> _Exercise objective_
From the first line of the listing below to the line with "let blue = '#12a5df';", print each line exactly, and nothing more. Leave out the pictures.

********************

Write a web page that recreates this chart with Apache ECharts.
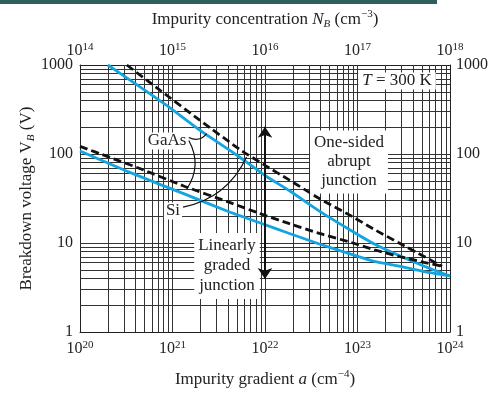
<!DOCTYPE html>
<html>
<head>
<meta charset="utf-8">
<script src="https://cdn.jsdelivr.net/npm/echarts@6/dist/echarts.min.js"></script>
<style>
    html, body { margin: 0; padding: 0; background: #fff; }
    #chart { width: 491px; height: 395px; }
</style>
</head>
<body>
<div id="chart"></div>
<script>
    // one-sided abrupt junctions, read against the top axis N_B (cm^-3)
    let gaasAbruptN = [2.0e14, 3.92e14, 9.33e14, 1.97e15, 4.93e15, 1.01e16, 1.84e16, 3.87e16, 8.15e16, 1.52e17, 2.82e17, 5.25e17, 1.0e18];
    let gaasAbruptV = [1000, 621, 332, 185, 97.5, 57, 38.6, 22.8, 14.2, 9.75, 7.22, 5.49, 4.27];
    let siAbruptN = [3.21e14, 7.3e14, 1.97e15, 5.31e15, 1.01e16, 1.84e16, 3.87e16, 8.15e16, 1.52e17, 2.82e17, 5.25e17, 8.2e17];
    let siAbruptV = [1000, 522, 240, 113, 74.1, 50.9, 31.6, 20.7, 14.2, 10.0, 7.05, 5.49];

    // linearly graded junctions, read against the bottom axis a (cm^-4)
    let siGradedA = [1e20, 2.1e20, 4.43e20, 1.36e21, 4.14e21, 8.73e21, 1.84e22, 3.87e22, 8.15e22, 1.52e23, 2.82e23, 5.25e23, 8.2e23];
    let siGradedV = [122, 91.6, 68.7, 43.2, 28.6, 21.5, 16.5, 12.8, 10.3, 8.4, 7.05, 6.06, 5.49];
    let gaasGradedA = [1e20, 3.46e20, 1.36e21, 4.14e21, 8.73e21, 1.84e22, 3.87e22, 8.15e22, 1.52e23, 2.82e23, 5.25e23, 1e24];
    let gaasGradedV = [108, 62.1, 35.4, 22.3, 16.9, 12.8, 9.75, 7.59, 6.21, 5.49, 4.78, 4.27];

    // axis ranges (decades)
    let gradientDecades = [20, 24];
    let concentrationDecades = [14, 18];
    let voltageDecades = [0, 3];

    // annotation arrow at a = 1e22, and the leaders from the material labels (a, V)
    let arrowA = 1e22;
    let arrowV = [203, 3.94];
    let leaders = [
        [[1.5e21, 153], [2.34e21, 169], -0.4],    // GaAs -> abrupt
        [[1.5e21, 142], [1.43e21, 40.6], 0.3],    // GaAs -> graded
        [[1.3e21, 25.3], [6.32e21, 92.8], -0.25]  // Si -> abrupt
    ];

    let serif = '"Liberation Serif", "DejaVu Serif", serif';
    let ink = '#222';
    let blue = '#12a5df';

    let chartDom = document.getElementById('chart');
    let myChart = echarts.init(chartDom);

    function pairs(xs, ys) {
        return xs.map((x, i) => [x, ys[i]]);
    }

    // log grid: 1..9 in each decade
    let xGrid = [];
    for (let k = gradientDecades[0]; k < gradientDecades[1]; k++) {
        for (let m = 1; m <= 9; m++) xGrid.push(m * Math.pow(10, k));
    }
    let yGrid = [];
    for (let k = voltageDecades[0]; k < voltageDecades[1]; k++) {
        for (let m = 1; m <= 9; m++) yGrid.push(m * Math.pow(10, k));
    }
    let gridLines = xGrid.slice(1).map(v => ({ xAxis: v }))
        .concat(yGrid.slice(1).map(v => ({ yAxis: v })));

    function powerLabel(value) {
        return '10{sup|' + Math.round(Math.log10(value)) + '}';
    }

    let supRich = {
        sup: { fontSize: 11, fontFamily: serif, color: ink, verticalAlign: 'top', lineHeight: 10 }
    };
    let nameRich = {
        i: { fontSize: 17, fontFamily: serif, color: ink, fontStyle: 'italic' },
        sub: { fontSize: 11, fontFamily: serif, color: ink, fontStyle: 'italic', verticalAlign: 'bottom', lineHeight: 10 },
        sup: { fontSize: 11, fontFamily: serif, color: ink, verticalAlign: 'top', lineHeight: 10 }
    };
    let nameStyle = { fontSize: 17, fontFamily: serif, color: ink, lineHeight: 21, rich: nameRich };
    let border = { show: true, onZero: false, lineStyle: { color: ink, width: 1 } };
    let tickFont = { fontSize: 16, color: ink, fontFamily: serif };
    let boxFont = '17px ' + serif;

    let curve = { type: 'line', smooth: 0.2, symbol: 'none', z: 3, silent: true };

    let option = {
        backgroundColor: '#fff',
        animation: false,
        textStyle: { fontFamily: serif },
        grid: { left: 80, right: 40, top: 65, bottom: 54 },
        xAxis: [
            {
                type: 'log', logBase: 10, position: 'bottom',
                min: Math.pow(10, gradientDecades[0]), max: Math.pow(10, gradientDecades[1]),
                axisLine: border, axisTick: { show: false }, splitLine: { show: false },
                axisLabel: Object.assign({ formatter: powerLabel, margin: 8, lineHeight: 18, rich: supRich }, tickFont),
                name: 'Impurity gradient {i|a} (cm{sup|−4})',
                nameLocation: 'middle', nameGap: 37, nameMoveOverlap: false, nameTextStyle: nameStyle
            },
            {
                type: 'log', logBase: 10, position: 'top',
                min: Math.pow(10, concentrationDecades[0]), max: Math.pow(10, concentrationDecades[1]),
                axisLine: border, axisTick: { show: false }, splitLine: { show: false },
                axisLabel: Object.assign({ formatter: powerLabel, margin: 5, lineHeight: 18, rich: supRich }, tickFont),
                name: 'Impurity concentration {i|N}{sub|B} (cm{sup|−3})',
                nameLocation: 'middle', nameGap: 35, nameMoveOverlap: false, nameTextStyle: nameStyle
            }
        ],
        yAxis: [
            {
                type: 'log', logBase: 10, position: 'left',
                min: Math.pow(10, voltageDecades[0]), max: Math.pow(10, voltageDecades[1]),
                axisLine: border, axisTick: { show: false }, splitLine: { show: false },
                axisLabel: Object.assign({ formatter: v => String(Math.round(v)), margin: 7 }, tickFont),
                name: 'Breakdown voltage V{sub|B} (V)',
                nameLocation: 'middle', nameGap: 43, nameMoveOverlap: false, nameTextStyle: nameStyle
            },
            {
                type: 'log', logBase: 10, position: 'right',
                min: Math.pow(10, voltageDecades[0]), max: Math.pow(10, voltageDecades[1]),
                axisLine: border, axisTick: { show: false }, splitLine: { show: false },
                axisLabel: Object.assign({ formatter: v => String(Math.round(v)), margin: 6 }, tickFont)
            }
        ],
        graphic: [
            { type: 'rect', shape: { x: 0, y: 0, width: 437, height: 4 }, style: { fill: '#2f5f5c' }, z: 10 },
            {
                type: 'text', x: 397, y: 81, z: 20,
                style: {
                    text: '{i|T} = 300 K', align: 'center', verticalAlign: 'middle',
                    font: boxFont, fill: ink, backgroundColor: '#fff', padding: [0, 4],
                    rich: { i: { fontStyle: 'italic', fontSize: 17, fontFamily: serif, fill: ink } }
                }
            },
            {
                type: 'text', x: 349, y: 162, z: 20,
                style: {
                    text: 'One-sided\nabrupt\njunction', align: 'center', verticalAlign: 'middle',
                    font: boxFont, fill: ink, lineHeight: 19, backgroundColor: '#fff', padding: [3, 4]
                }
            },
            {
                type: 'text', x: 227, y: 266, z: 20,
                style: {
                    text: 'Linearly\ngraded\njunction', align: 'center', verticalAlign: 'middle',
                    font: boxFont, fill: ink, lineHeight: 20, backgroundColor: '#fff', padding: [3, 4]
                }
            },
            {
                type: 'text', x: 167, y: 141, z: 20,
                style: {
                    text: 'GaAs', align: 'center', verticalAlign: 'middle',
                    font: boxFont, fill: ink, backgroundColor: '#fff', padding: [0, 2]
                }
            },
            {
                type: 'text', x: 173, y: 211, z: 20,
                style: {
                    text: 'Si', align: 'center', verticalAlign: 'middle',
                    font: boxFont, fill: ink, backgroundColor: '#fff', padding: [0, 2]
                }
            }
        ],
        series: [
            {
                name: 'grid', type: 'line', data: [], silent: true,
                xAxisIndex: 0, yAxisIndex: 0,
                markLine: {
                    silent: true, symbol: 'none', z: 1, animation: false,
                    label: { show: false }, emphasis: { disabled: true },
                    lineStyle: { color: '#333', width: 1, type: 'solid' },
                    data: gridLines
                }
            },
            Object.assign({}, curve, {
                name: 'GaAs abrupt', xAxisIndex: 1, yAxisIndex: 0,
                data: pairs(gaasAbruptN, gaasAbruptV),
                lineStyle: { color: blue, width: 2.8 }
            }),
            Object.assign({}, curve, {
                name: 'Si abrupt', xAxisIndex: 1, yAxisIndex: 0,
                data: pairs(siAbruptN, siAbruptV),
                lineStyle: { color: '#111', width: 2.8, type: [8, 4] }
            }),
            Object.assign({}, curve, {
                name: 'Si graded', xAxisIndex: 0, yAxisIndex: 0,
                data: pairs(siGradedA, siGradedV),
                lineStyle: { color: '#111', width: 2.8, type: [8, 4] }
            }),
            Object.assign({}, curve, {
                name: 'GaAs graded', xAxisIndex: 0, yAxisIndex: 0,
                data: pairs(gaasGradedA, gaasGradedV),
                lineStyle: { color: blue, width: 2.8 }
            }),
            {
                name: 'leaders', type: 'lines', coordinateSystem: 'cartesian2d',
                xAxisIndex: 0, yAxisIndex: 0, z: 25, silent: true,
                symbol: 'none',
                lineStyle: { color: '#111', width: 1.2, opacity: 1 },
                data: leaders.map(l => ({ coords: [l[0], l[1]], lineStyle: { curveness: l[2] } }))
            },
            {
                name: 'arrow', type: 'lines', coordinateSystem: 'cartesian2d',
                xAxisIndex: 0, yAxisIndex: 0, z: 25, silent: true,
                symbol: ['arrow', 'arrow'], symbolSize: 11,
                lineStyle: { color: '#111', width: 2, opacity: 1 },
                data: [{ coords: [[arrowA, arrowV[0]], [arrowA, arrowV[1]]] }]
            }
        ]
    };

    option && myChart.setOption(option);
</script>
</body>
</html>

********************

> _Output for this exercise_
Write a web page that recreates this chart with Apache ECharts.
<!DOCTYPE html>
<html>
<head>
<meta charset="utf-8">
<script src="https://cdn.jsdelivr.net/npm/echarts@6/dist/echarts.min.js"></script>
<style>
    html, body { margin: 0; padding: 0; background: #fff; }
    #chart { width: 491px; height: 395px; }
</style>
</head>
<body>
<div id="chart"></div>
<script>
    // one-sided abrupt junctions, read against the top axis N_B (cm^-3)
    let gaasAbruptN = [2.0e14, 3.92e14, 9.33e14, 1.97e15, 4.93e15, 1.01e16, 1.84e16, 3.87e16, 8.15e16, 1.52e17, 2.82e17, 5.25e17, 1.0e18];
    let gaasAbruptV = [1000, 621, 332, 185, 97.5, 57, 38.6, 22.8, 14.2, 9.75, 7.22, 5.49, 4.27];
    let siAbruptN = [3.21e14, 7.3e14, 1.97e15, 5.31e15, 1.01e16, 1.84e16, 3.87e16, 8.15e16, 1.52e17, 2.82e17, 5.25e17, 8.2e17];
    let siAbruptV = [1000, 522, 240, 113, 74.1, 50.9, 31.6, 20.7, 14.2, 10.0, 7.05, 5.49];

    // linearly graded junctions, read against the bottom axis a (cm^-4)
    let siGradedA = [1e20, 2.1e20, 4.43e20, 1.36e21, 4.14e21, 8.73e21, 1.84e22, 3.87e22, 8.15e22, 1.52e23, 2.82e23, 5.25e23, 8.2e23];
    let siGradedV = [122, 91.6, 68.7, 43.2, 28.6, 21.5, 16.5, 12.8, 10.3, 8.4, 7.05, 6.06, 5.49];
    let gaasGradedA = [1e20, 3.46e20, 1.36e21, 4.14e21, 8.73e21, 1.84e22, 3.87e22, 8.15e22, 1.52e23, 2.82e23, 5.25e23, 1e24];
    let gaasGradedV = [108, 62.1, 35.4, 22.3, 16.9, 12.8, 9.75, 7.59, 6.21, 5.49, 4.78, 4.27];

    // axis ranges (decades)
    let gradientDecades = [20, 24];
    let concentrationDecades = [14, 18];
    let voltageDecades = [0, 3];

    // annotation arrow at a = 1e22, and the leaders from the material labels (a, V)
    let arrowA = 1e22;
    let arrowV = [203, 3.94];
    let leaders = [
        [[1.5e21, 153], [2.34e21, 169], -0.4],    // GaAs -> abrupt
        [[1.5e21, 142], [1.43e21, 40.6], 0.3],    // GaAs -> graded
        [[1.3e21, 25.3], [6.32e21, 92.8], -0.25]  // Si -> abrupt
    ];

    let serif = '"Liberation Serif", "DejaVu Serif", serif';
    let ink = '#222';
    let blue = '#12a5df';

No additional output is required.